Information shown:
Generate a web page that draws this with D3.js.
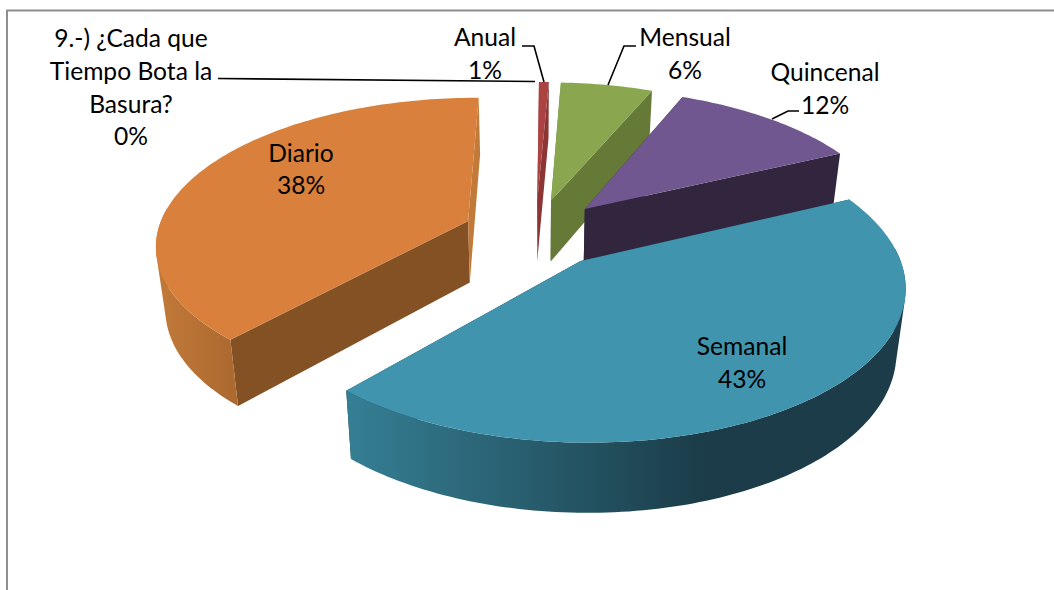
<!DOCTYPE html>
<html lang="es">
<head>
<meta charset="UTF-8">
<title>Cada que Tiempo Bota la Basura</title>
<style>
  html, body { margin: 0; padding: 0; background: #fff; }
  svg { display: block; }
  text { font-family: Lato, "Open Sans", sans-serif; font-size: 24.6px; fill: #000; text-anchor: middle; }
</style>
</head>
<body>
<svg id="chart" width="1054" height="590"></svg>
<script src="https://d3js.org/d3.v7.min.js"></script>
<script>
// datos del grafico, en el orden en que giran las rebanadas
// los rotulos muestran enteros; los decimales se estiman del tamano de cada rebanada
var categories = ["9.-) ¿Cada que Tiempo Bota la Basura?", "Anual", "Mensual", "Quincenal", "Semanal", "Diario"];
var values = [0, 0.6, 5.6, 11.6, 43.4, 38.4];

// colores: cara superior, pared plana, borde curvo (claro / oscuro)
var topColors = ["#4f81bd", "#ab4342", "#8aa64e", "#71578f", "#4094ae", "#d9813c"];
var wallColors = ["#2c4d75", "#8b3634", "#667a38", "#32263f", "#1b3c48", "#845124"];
var rimLight = ["#4f81bd", "#a23f3e", "#7f9848", "#5f4a79", "#357f94", "#c27a39"];
var rimDark = ["#2c4d75", "#8b3634", "#667a38", "#32263f", "#1b3c48", "#ad6a30"];

// rotulos, cada linea es un renglon (el porcentaje sale de values)
var nameLines = [
  ["9.-) ¿Cada que", "Tiempo Bota la", "Basura?"],
  ["Anual"],
  ["Mensual"],
  ["Quincenal"],
  ["Semanal"],
  ["Diario"]
];
var labelCenterX = [131, 485, 685, 825, 742, 301];
var labelFirstBaseline = [47, 46, 46, 81, 355, 161.5];
var lineStep = 32.8;

// lineas guia
var leaders = [
  [[218, 78.5], [535, 81.5]],
  [[522, 46], [534, 46], [544, 82]],
  [[636, 46], [624, 46], [608, 85]],
  [[799, 111], [788, 111], [772, 119]]
];

var svg = d3.select("#chart");

// marco
svg.append("path")
  .attr("d", "M7,590 V10.5 H1054")
  .attr("fill", "none")
  .attr("stroke", "#8e8e8e")
  .attr("stroke-width", 2);

// proyeccion en perspectiva del disco
var cx = 535.5, cy = 233, rx = 311, ry = 145, depth = 62, persp = 0.15, shrink = 0.025, explode = 0.235;
var startDeg = 0.4;

function project(x, y, z) {
  var s = 1 / (1 - persp * y);
  var b = 1 - shrink * z;
  return [cx + rx * x * s * b, cy + ry * y * s * b + depth * s * z];
}

var startRad = startDeg * Math.PI / 180;
var pie = d3.pie().sort(null).startAngle(startRad).endAngle(startRad + 2 * Math.PI)
  .value(function(d) { return d; })(values);

// d3.pie entrega los arcos; cada uno se desplaza sobre su bisectriz
var slices = pie.map(function(p) {
  var mid = (p.startAngle + p.endAngle) / 2;
  var ox = explode * Math.sin(mid), oy = -explode * Math.cos(mid);
  var n = Math.max(2, Math.ceil((p.endAngle - p.startAngle) / 0.02));
  var angles = d3.range(n + 1).map(function(i) { return p.startAngle + (p.endAngle - p.startAngle) * i / n; });
  var front = angles.filter(function(a) { return Math.cos(a) < 0.1; });
  function ring(list, z) {
    return list.map(function(a) { return project(ox + Math.sin(a), oy - Math.cos(a), z); });
  }
  return {
    i: p.index,
    value: p.value,
    apex: function(z) { return project(ox, oy, z); },
    rim: function(z) { return ring(angles, z); },
    frontRim: function(z) { return ring(front, z); }
  };
}).filter(function(s) { return s.value > 0; });

var line = d3.line();
var defs = svg.append("defs");

slices.forEach(function(s) {
  var pts = s.frontRim(0);
  if (!pts.length) return;
  var g = defs.append("linearGradient")
    .attr("id", "rim" + s.i)
    .attr("gradientUnits", "userSpaceOnUse");
  g.attr("x1", d3.min(pts, function(p) { return p[0]; })).attr("y1", 0)
   .attr("x2", s.i === 4 ? 705 : d3.max(pts, function(p) { return p[0]; })).attr("y2", 0);
  g.append("stop").attr("offset", 0).attr("stop-color", rimLight[s.i]);
  g.append("stop").attr("offset", 1).attr("stop-color", rimDark[s.i]);
});

// el borde curvo se barre con cuadrilateros para que no queden muescas en los lados
function sweep(ft, fb) {
  return d3.range(ft.length - 1).map(function(i) {
    var q = [ft[i], ft[i + 1], fb[i + 1], fb[i]];
    if (d3.polygonArea(q) < 0) q.reverse();
    return line(q) + "Z";
  }).join("");
}

// de atras hacia adelante
var order = [1, 2, 3, 5, 4];
order.forEach(function(idx) {
  var s = slices.find(function(d) { return d.i === idx; });
  var top = s.rim(0), bottom = s.rim(1);
  var a0 = s.apex(0), a1 = s.apex(1);
  var sg = svg.append("g");

  // paredes planas
  sg.append("path")
    .attr("d", line([a0, top[0], bottom[0], a1]) + "Z")
    .attr("fill", wallColors[idx]);
  sg.append("path")
    .attr("d", line([a0, top[top.length - 1], bottom[bottom.length - 1], a1]) + "Z")
    .attr("fill", idx === 5 ? rimLight[5] : wallColors[idx]);

  // borde curvo, solo la parte que mira al frente
  var ft = s.frontRim(0), fb = s.frontRim(1);
  if (ft.length) {
    sg.append("path")
      .attr("d", sweep(ft, fb))
      .attr("fill", "url(#rim" + idx + ")");
  }

  // cara superior
  sg.append("path")
    .attr("d", line([a0].concat(top)) + "Z")
    .attr("fill", topColors[idx]);
});

// lineas guia
svg.append("g").selectAll("path")
  .data(leaders)
  .enter()
  .append("path")
  .attr("d", function(d) { return line(d); })
  .attr("fill", "none")
  .attr("stroke", "#000")
  .attr("stroke-width", 1.6);

// rotulos
var labels = svg.append("g").selectAll("text")
  .data(categories)
  .enter()
  .append("text")
  .attr("x", function(d, i) { return labelCenterX[i]; })
  .attr("y", function(d, i) { return labelFirstBaseline[i]; });

labels.each(function(d, i) {
  var rows = nameLines[i].concat([Math.round(values[i]) + "%"]);
  d3.select(this).selectAll("tspan")
    .data(rows)
    .enter()
    .append("tspan")
    .attr("x", labelCenterX[i])
    .attr("y", function(t, j) { return labelFirstBaseline[i] + j * lineStep; })
    .text(function(t) { return t; });
});
</script>
</body>
</html>
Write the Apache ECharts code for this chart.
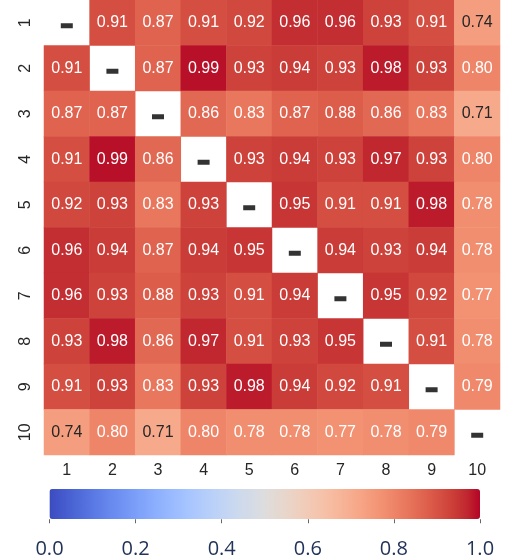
<!DOCTYPE html>
<html>
<head>
<meta charset="utf-8">
<script src="https://cdn.jsdelivr.net/npm/echarts@6/dist/echarts.min.js"></script>
<style>html,body{margin:0;padding:0;background:#fff;}#c{width:505px;height:559px;}</style>
</head>
<body>
<div id="c"></div>
<script>
var categories = ['1','2','3','4','5','6','7','8','9','10'];
var row1  = [null,0.91,0.87,0.91,0.92,0.96,0.96,0.93,0.91,0.74];
var row2  = [0.91,null,0.87,0.99,0.93,0.94,0.93,0.98,0.93,0.80];
var row3  = [0.87,0.87,null,0.86,0.83,0.87,0.88,0.86,0.83,0.71];
var row4  = [0.91,0.99,0.86,null,0.93,0.94,0.93,0.97,0.93,0.80];
var row5  = [0.92,0.93,0.83,0.93,null,0.95,0.91,0.91,0.98,0.78];
var row6  = [0.96,0.94,0.87,0.94,0.95,null,0.94,0.93,0.94,0.78];
var row7  = [0.96,0.93,0.88,0.93,0.91,0.94,null,0.95,0.92,0.77];
var row8  = [0.93,0.98,0.86,0.97,0.91,0.93,0.95,null,0.91,0.78];
var row9  = [0.91,0.93,0.83,0.93,0.98,0.94,0.92,0.91,null,0.79];
var row10 = [0.74,0.80,0.71,0.80,0.78,0.78,0.77,0.78,0.79,null];
var colorbarTicks = [0.0,0.2,0.4,0.6,0.8,1.0];

var rows = [row1,row2,row3,row4,row5,row6,row7,row8,row9,row10];
var heatData = [];
var diagData = [];
rows.forEach(function(r, yi){
  r.forEach(function(v, xi){
    if (v === null) { diagData.push([categories[xi], categories[yi]]); }
    else { heatData.push({value: [xi, yi, v], label: {color: v < 0.75 ? '#262626' : '#ffffff'}}); }
  });
});

var coolwarm = ['#3b4cc0','#445acc','#4d68d7','#5775e1','#6282ea','#6c8ef1','#779af7','#82a5fb','#8db0fe','#98b9ff','#a3c2ff','#aec9fd','#b8d0f9','#c2d5f4','#ccd9ee','#d5dbe6','#dddddd','#e5d8d1','#ecd3c5','#f1ccb9','#f5c4ad','#f7bba0','#f7b194','#f7a687','#f49a7b','#f18d6f','#ec7f63','#e57058','#de604d','#d55042','#cb3e38','#c0282f','#b40426'];

var chart = echarts.init(document.getElementById('c'));
chart.setOption({
  animation: false,
  backgroundColor: '#ffffff',
  grid: [
    {left: 44, top: 0, width: 456, height: 455},
    {left: 49.5, top: 519, width: 430.5, height: 1}
  ],
  xAxis: [
    {type: 'category', data: categories, gridIndex: 0,
     axisLine: {show: false}, axisTick: {show: false}, splitLine: {show: false},
     axisLabel: {color: '#262626', fontSize: 16, fontFamily: 'Liberation Sans, Arial', margin: 8}},
    {type: 'value', gridIndex: 1, min: 0, max: 1, interval: 0.2,
     axisLine: {show: false}, splitLine: {show: false},
     axisTick: {show: true, length: 4, lineStyle: {color: '#666', width: 1}},
     axisLabel: {color: '#22335a', fontSize: 20, fontFamily: 'Open Sans', margin: 20,
       formatter: function(v){ return v.toFixed(1); }}}
  ],
  yAxis: [
    {type: 'category', data: categories, inverse: true, gridIndex: 0,
     axisLine: {show: false}, axisTick: {show: false}, splitLine: {show: false},
     axisLabel: {color: '#262626', fontSize: 16, fontFamily: 'Liberation Sans, Arial', rotate: 90, margin: 10}},
    {type: 'value', gridIndex: 1, show: false, min: 0, max: 1}
  ],
  visualMap: {
    type: 'continuous', min: 0, max: 1, seriesIndex: 0,
    orient: 'horizontal', left: 49.5, top: 489, padding: 0,
    itemWidth: 30, itemHeight: 430.5, calculable: false, text: ['', ''],
    showLabel: false, textStyle: {fontSize: 1, color: 'transparent'},
    inRange: {color: coolwarm}
  },
  series: [
    {type: 'heatmap', xAxisIndex: 0, yAxisIndex: 0, data: heatData,
     itemStyle: {borderWidth: 0},
     label: {show: true, fontSize: 16, fontFamily: 'Liberation Sans, Arial',
       formatter: function(p){ return p.value[2].toFixed(2); }},
     emphasis: {disabled: true}},
    {type: 'scatter', xAxisIndex: 0, yAxisIndex: 0, data: diagData,
     symbol: 'rect', symbolSize: [12, 5], symbolOffset: [0, 3],
     itemStyle: {color: '#000000'}, silent: true}
  ]
});
</script>
</body>
</html>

Instruction: Take the lines above starting at the one containing "Write the Apache ECharts code for this chart." and ending at the one containing "var colorbarTicks = [0.0,0.2,0.4,0.6,0.8,1.0];", and print them again exactly, without pictures.

Exercise answer:
Write the Apache ECharts code for this chart.
<!DOCTYPE html>
<html>
<head>
<meta charset="utf-8">
<script src="https://cdn.jsdelivr.net/npm/echarts@6/dist/echarts.min.js"></script>
<style>html,body{margin:0;padding:0;background:#fff;}#c{width:505px;height:559px;}</style>
</head>
<body>
<div id="c"></div>
<script>
var categories = ['1','2','3','4','5','6','7','8','9','10'];
var row1  = [null,0.91,0.87,0.91,0.92,0.96,0.96,0.93,0.91,0.74];
var row2  = [0.91,null,0.87,0.99,0.93,0.94,0.93,0.98,0.93,0.80];
var row3  = [0.87,0.87,null,0.86,0.83,0.87,0.88,0.86,0.83,0.71];
var row4  = [0.91,0.99,0.86,null,0.93,0.94,0.93,0.97,0.93,0.80];
var row5  = [0.92,0.93,0.83,0.93,null,0.95,0.91,0.91,0.98,0.78];
var row6  = [0.96,0.94,0.87,0.94,0.95,null,0.94,0.93,0.94,0.78];
var row7  = [0.96,0.93,0.88,0.93,0.91,0.94,null,0.95,0.92,0.77];
var row8  = [0.93,0.98,0.86,0.97,0.91,0.93,0.95,null,0.91,0.78];
var row9  = [0.91,0.93,0.83,0.93,0.98,0.94,0.92,0.91,null,0.79];
var row10 = [0.74,0.80,0.71,0.80,0.78,0.78,0.77,0.78,0.79,null];
var colorbarTicks = [0.0,0.2,0.4,0.6,0.8,1.0];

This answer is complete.